** Task **
Skip the pictures and extract all of the lines exactly as written.

begin

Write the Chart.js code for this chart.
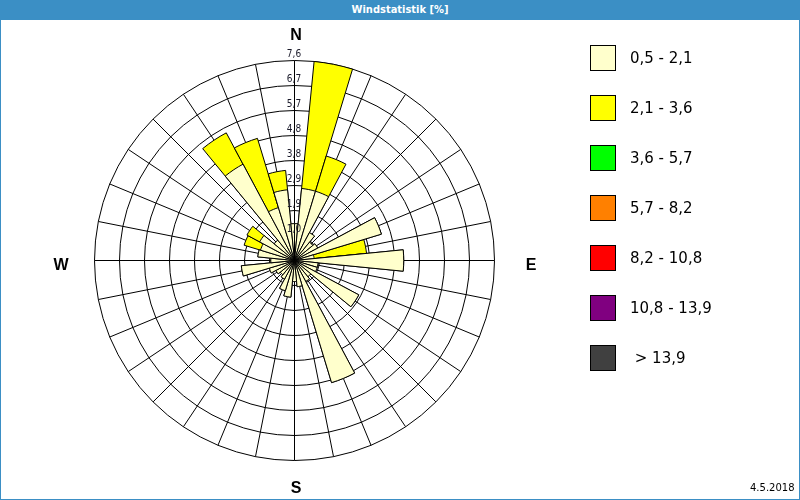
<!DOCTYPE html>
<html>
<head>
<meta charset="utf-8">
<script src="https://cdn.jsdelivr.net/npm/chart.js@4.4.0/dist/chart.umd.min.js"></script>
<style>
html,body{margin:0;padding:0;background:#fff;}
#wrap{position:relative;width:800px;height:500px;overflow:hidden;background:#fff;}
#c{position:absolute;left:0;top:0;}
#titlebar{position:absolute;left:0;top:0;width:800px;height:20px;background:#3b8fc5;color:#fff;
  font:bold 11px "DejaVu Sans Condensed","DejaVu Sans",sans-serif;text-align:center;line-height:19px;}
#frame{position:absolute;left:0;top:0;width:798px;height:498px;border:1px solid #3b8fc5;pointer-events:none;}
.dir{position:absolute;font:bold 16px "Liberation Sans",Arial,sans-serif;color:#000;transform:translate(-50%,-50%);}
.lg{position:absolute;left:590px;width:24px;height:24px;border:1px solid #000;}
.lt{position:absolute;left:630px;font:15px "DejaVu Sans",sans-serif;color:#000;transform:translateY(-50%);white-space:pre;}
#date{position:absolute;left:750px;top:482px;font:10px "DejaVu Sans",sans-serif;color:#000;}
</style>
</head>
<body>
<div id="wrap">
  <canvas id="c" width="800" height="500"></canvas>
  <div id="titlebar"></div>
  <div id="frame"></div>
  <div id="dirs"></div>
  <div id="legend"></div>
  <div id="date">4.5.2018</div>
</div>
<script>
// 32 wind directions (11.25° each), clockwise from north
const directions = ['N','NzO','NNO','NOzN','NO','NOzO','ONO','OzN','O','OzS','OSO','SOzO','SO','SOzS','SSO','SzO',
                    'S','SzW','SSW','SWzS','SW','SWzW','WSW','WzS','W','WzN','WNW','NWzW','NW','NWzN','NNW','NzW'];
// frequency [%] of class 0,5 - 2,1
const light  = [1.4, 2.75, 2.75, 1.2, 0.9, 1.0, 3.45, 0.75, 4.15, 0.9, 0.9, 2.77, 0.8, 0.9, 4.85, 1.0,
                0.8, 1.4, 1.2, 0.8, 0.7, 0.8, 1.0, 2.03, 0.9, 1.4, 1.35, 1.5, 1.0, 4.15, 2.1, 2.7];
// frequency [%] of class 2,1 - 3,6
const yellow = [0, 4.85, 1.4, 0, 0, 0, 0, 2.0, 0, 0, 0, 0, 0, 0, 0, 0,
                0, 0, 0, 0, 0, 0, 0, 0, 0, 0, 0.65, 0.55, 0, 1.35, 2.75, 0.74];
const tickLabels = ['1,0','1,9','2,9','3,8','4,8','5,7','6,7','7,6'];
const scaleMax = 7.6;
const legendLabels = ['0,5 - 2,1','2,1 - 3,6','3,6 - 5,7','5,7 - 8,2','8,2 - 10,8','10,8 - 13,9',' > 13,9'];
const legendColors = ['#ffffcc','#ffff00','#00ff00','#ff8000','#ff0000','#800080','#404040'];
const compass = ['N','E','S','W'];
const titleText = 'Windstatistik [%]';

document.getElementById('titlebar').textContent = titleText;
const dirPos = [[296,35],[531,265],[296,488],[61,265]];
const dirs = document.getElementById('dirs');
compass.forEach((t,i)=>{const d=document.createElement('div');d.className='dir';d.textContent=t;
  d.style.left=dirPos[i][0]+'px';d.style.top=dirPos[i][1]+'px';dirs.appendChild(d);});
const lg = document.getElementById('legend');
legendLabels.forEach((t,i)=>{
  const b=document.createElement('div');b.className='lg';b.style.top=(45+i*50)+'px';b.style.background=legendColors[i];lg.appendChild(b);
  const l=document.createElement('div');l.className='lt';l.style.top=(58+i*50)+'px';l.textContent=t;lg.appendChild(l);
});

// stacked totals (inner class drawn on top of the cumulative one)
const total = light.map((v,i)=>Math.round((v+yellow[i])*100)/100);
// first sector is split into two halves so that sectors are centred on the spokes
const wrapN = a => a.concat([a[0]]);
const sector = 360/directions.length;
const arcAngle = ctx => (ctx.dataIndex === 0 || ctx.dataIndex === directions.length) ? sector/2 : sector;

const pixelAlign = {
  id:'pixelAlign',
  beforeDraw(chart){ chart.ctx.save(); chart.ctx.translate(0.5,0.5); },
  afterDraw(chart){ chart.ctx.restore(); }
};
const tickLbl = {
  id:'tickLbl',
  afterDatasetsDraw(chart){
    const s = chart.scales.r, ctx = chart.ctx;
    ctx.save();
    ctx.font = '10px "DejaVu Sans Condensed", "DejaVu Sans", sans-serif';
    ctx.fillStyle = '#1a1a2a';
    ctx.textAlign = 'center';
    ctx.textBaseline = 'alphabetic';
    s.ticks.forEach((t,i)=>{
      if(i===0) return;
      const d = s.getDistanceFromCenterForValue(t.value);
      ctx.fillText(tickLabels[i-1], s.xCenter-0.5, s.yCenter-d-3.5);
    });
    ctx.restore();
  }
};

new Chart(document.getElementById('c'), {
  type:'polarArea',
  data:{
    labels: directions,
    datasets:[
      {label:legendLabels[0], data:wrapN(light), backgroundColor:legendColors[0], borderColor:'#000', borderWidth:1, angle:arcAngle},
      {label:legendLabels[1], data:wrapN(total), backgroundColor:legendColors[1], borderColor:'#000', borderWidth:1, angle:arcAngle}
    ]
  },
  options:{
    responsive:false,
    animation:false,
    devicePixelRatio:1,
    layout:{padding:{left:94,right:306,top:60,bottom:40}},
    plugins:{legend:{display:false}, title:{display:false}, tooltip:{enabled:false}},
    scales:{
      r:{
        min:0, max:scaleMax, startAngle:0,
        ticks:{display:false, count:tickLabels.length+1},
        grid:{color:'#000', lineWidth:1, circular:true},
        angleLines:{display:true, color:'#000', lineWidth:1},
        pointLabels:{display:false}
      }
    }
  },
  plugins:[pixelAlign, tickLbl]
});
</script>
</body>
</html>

end

** Full output **
Write the Chart.js code for this chart.
<!DOCTYPE html>
<html>
<head>
<meta charset="utf-8">
<script src="https://cdn.jsdelivr.net/npm/chart.js@4.4.0/dist/chart.umd.min.js"></script>
<style>
html,body{margin:0;padding:0;background:#fff;}
#wrap{position:relative;width:800px;height:500px;overflow:hidden;background:#fff;}
#c{position:absolute;left:0;top:0;}
#titlebar{position:absolute;left:0;top:0;width:800px;height:20px;background:#3b8fc5;color:#fff;
  font:bold 11px "DejaVu Sans Condensed","DejaVu Sans",sans-serif;text-align:center;line-height:19px;}
#frame{position:absolute;left:0;top:0;width:798px;height:498px;border:1px solid #3b8fc5;pointer-events:none;}
.dir{position:absolute;font:bold 16px "Liberation Sans",Arial,sans-serif;color:#000;transform:translate(-50%,-50%);}
.lg{position:absolute;left:590px;width:24px;height:24px;border:1px solid #000;}
.lt{position:absolute;left:630px;font:15px "DejaVu Sans",sans-serif;color:#000;transform:translateY(-50%);white-space:pre;}
#date{position:absolute;left:750px;top:482px;font:10px "DejaVu Sans",sans-serif;color:#000;}
</style>
</head>
<body>
<div id="wrap">
  <canvas id="c" width="800" height="500"></canvas>
  <div id="titlebar"></div>
  <div id="frame"></div>
  <div id="dirs"></div>
  <div id="legend"></div>
  <div id="date">4.5.2018</div>
</div>
<script>
// 32 wind directions (11.25° each), clockwise from north
const directions = ['N','NzO','NNO','NOzN','NO','NOzO','ONO','OzN','O','OzS','OSO','SOzO','SO','SOzS','SSO','SzO',
                    'S','SzW','SSW','SWzS','SW','SWzW','WSW','WzS','W','WzN','WNW','NWzW','NW','NWzN','NNW','NzW'];
// frequency [%] of class 0,5 - 2,1
const light  = [1.4, 2.75, 2.75, 1.2, 0.9, 1.0, 3.45, 0.75, 4.15, 0.9, 0.9, 2.77, 0.8, 0.9, 4.85, 1.0,
                0.8, 1.4, 1.2, 0.8, 0.7, 0.8, 1.0, 2.03, 0.9, 1.4, 1.35, 1.5, 1.0, 4.15, 2.1, 2.7];
// frequency [%] of class 2,1 - 3,6
const yellow = [0, 4.85, 1.4, 0, 0, 0, 0, 2.0, 0, 0, 0, 0, 0, 0, 0, 0,
                0, 0, 0, 0, 0, 0, 0, 0, 0, 0, 0.65, 0.55, 0, 1.35, 2.75, 0.74];
const tickLabels = ['1,0','1,9','2,9','3,8','4,8','5,7','6,7','7,6'];
const scaleMax = 7.6;
const legendLabels = ['0,5 - 2,1','2,1 - 3,6','3,6 - 5,7','5,7 - 8,2','8,2 - 10,8','10,8 - 13,9',' > 13,9'];
const legendColors = ['#ffffcc','#ffff00','#00ff00','#ff8000','#ff0000','#800080','#404040'];
const compass = ['N','E','S','W'];
const titleText = 'Windstatistik [%]';

document.getElementById('titlebar').textContent = titleText;
const dirPos = [[296,35],[531,265],[296,488],[61,265]];
const dirs = document.getElementById('dirs');
compass.forEach((t,i)=>{const d=document.createElement('div');d.className='dir';d.textContent=t;
  d.style.left=dirPos[i][0]+'px';d.style.top=dirPos[i][1]+'px';dirs.appendChild(d);});
const lg = document.getElementById('legend');
legendLabels.forEach((t,i)=>{
  const b=document.createElement('div');b.className='lg';b.style.top=(45+i*50)+'px';b.style.background=legendColors[i];lg.appendChild(b);
  const l=document.createElement('div');l.className='lt';l.style.top=(58+i*50)+'px';l.textContent=t;lg.appendChild(l);
});

// stacked totals (inner class drawn on top of the cumulative one)
const total = light.map((v,i)=>Math.round((v+yellow[i])*100)/100);
// first sector is split into two halves so that sectors are centred on the spokes
const wrapN = a => a.concat([a[0]]);
const sector = 360/directions.length;
const arcAngle = ctx => (ctx.dataIndex === 0 || ctx.dataIndex === directions.length) ? sector/2 : sector;

const pixelAlign = {
  id:'pixelAlign',
  beforeDraw(chart){ chart.ctx.save(); chart.ctx.translate(0.5,0.5); },
  afterDraw(chart){ chart.ctx.restore(); }
};
const tickLbl = {
  id:'tickLbl',
  afterDatasetsDraw(chart){
    const s = chart.scales.r, ctx = chart.ctx;
    ctx.save();
    ctx.font = '10px "DejaVu Sans Condensed", "DejaVu Sans", sans-serif';
    ctx.fillStyle = '#1a1a2a';
    ctx.textAlign = 'center';
    ctx.textBaseline = 'alphabetic';
    s.ticks.forEach((t,i)=>{
      if(i===0) return;
      const d = s.getDistanceFromCenterForValue(t.value);
      ctx.fillText(tickLabels[i-1], s.xCenter-0.5, s.yCenter-d-3.5);
    });
    ctx.restore();
  }
};

new Chart(document.getElementById('c'), {
  type:'polarArea',
  data:{
    labels: directions,
    datasets:[
      {label:legendLabels[0], data:wrapN(light), backgroundColor:legendColors[0], borderColor:'#000', borderWidth:1, angle:arcAngle},
      {label:legendLabels[1], data:wrapN(total), backgroundColor:legendColors[1], borderColor:'#000', borderWidth:1, angle:arcAngle}
    ]
  },
  options:{
    responsive:false,
    animation:false,
    devicePixelRatio:1,
    layout:{padding:{left:94,right:306,top:60,bottom:40}},
    plugins:{legend:{display:false}, title:{display:false}, tooltip:{enabled:false}},
    scales:{
      r:{
        min:0, max:scaleMax, startAngle:0,
        ticks:{display:false, count:tickLabels.length+1},
        grid:{color:'#000', lineWidth:1, circular:true},
        angleLines:{display:true, color:'#000', lineWidth:1},
        pointLabels:{display:false}
      }
    }
  },
  plugins:[pixelAlign, tickLbl]
});
</script>
</body>
</html>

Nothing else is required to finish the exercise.